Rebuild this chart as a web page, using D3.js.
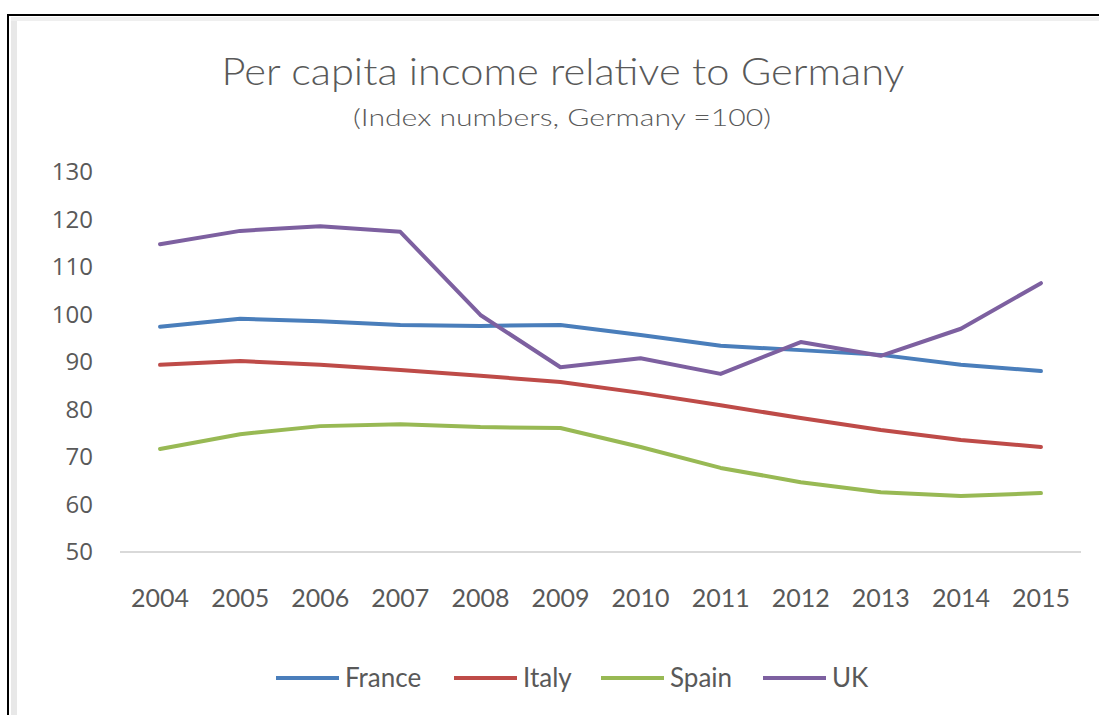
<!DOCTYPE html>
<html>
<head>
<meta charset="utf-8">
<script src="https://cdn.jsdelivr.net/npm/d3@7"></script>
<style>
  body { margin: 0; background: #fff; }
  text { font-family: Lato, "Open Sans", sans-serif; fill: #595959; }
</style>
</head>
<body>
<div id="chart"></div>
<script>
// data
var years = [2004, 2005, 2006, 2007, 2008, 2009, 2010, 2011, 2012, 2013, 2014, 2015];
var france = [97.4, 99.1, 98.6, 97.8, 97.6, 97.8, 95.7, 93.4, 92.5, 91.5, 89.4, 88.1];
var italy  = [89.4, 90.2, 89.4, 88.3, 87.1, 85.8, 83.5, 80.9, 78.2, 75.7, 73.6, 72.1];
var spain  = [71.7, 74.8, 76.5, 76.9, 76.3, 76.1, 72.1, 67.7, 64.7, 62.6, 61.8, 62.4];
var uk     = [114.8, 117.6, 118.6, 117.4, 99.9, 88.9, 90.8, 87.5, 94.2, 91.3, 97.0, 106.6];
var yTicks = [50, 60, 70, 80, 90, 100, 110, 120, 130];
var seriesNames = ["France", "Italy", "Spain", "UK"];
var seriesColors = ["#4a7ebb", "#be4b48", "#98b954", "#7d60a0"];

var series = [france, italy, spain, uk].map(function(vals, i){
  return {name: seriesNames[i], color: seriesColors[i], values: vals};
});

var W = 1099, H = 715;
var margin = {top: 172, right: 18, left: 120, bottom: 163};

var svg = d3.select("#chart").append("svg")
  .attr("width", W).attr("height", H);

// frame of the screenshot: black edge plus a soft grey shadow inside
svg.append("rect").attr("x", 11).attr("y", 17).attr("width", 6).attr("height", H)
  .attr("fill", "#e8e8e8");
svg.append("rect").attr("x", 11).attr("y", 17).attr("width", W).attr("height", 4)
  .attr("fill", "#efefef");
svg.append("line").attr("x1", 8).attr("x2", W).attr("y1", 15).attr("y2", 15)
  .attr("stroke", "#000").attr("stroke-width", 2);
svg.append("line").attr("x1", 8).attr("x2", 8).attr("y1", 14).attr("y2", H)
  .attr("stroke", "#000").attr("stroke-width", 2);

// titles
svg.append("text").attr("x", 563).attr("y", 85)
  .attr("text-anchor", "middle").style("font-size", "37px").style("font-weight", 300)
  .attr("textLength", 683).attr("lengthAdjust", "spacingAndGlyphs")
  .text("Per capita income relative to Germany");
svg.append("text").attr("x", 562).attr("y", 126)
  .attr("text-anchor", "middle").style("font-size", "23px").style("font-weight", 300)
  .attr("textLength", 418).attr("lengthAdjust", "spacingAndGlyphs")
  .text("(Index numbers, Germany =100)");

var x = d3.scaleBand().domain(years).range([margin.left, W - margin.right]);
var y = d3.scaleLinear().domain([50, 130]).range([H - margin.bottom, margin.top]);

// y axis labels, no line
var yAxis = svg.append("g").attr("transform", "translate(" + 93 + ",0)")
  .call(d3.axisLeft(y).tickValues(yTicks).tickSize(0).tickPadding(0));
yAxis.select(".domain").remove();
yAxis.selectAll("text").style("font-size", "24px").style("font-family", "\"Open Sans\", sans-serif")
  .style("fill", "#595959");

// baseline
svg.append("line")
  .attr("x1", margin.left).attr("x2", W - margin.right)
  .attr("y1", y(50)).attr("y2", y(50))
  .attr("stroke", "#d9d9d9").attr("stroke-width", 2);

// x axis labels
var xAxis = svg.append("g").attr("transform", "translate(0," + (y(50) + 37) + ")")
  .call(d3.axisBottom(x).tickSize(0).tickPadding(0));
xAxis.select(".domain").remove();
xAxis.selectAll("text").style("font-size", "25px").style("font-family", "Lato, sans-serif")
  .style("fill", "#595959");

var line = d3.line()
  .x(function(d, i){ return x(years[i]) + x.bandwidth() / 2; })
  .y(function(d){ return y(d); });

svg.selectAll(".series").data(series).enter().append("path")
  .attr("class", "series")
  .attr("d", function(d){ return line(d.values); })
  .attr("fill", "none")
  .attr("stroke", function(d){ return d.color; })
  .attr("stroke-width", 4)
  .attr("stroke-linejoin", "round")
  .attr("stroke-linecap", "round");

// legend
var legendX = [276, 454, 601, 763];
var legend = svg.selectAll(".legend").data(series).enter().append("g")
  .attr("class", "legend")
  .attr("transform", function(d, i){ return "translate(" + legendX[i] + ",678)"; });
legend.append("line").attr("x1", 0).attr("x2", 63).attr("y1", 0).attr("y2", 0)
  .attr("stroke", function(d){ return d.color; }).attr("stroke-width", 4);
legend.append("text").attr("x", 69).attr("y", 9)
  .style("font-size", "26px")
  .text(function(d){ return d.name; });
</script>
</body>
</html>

▶ Task statement
Pick out lines containing the word "chart", each one as written.

▶ Response to the task
Rebuild this chart as a web page, using D3.js.
<div id="chart"></div>
var svg = d3.select("#chart").append("svg")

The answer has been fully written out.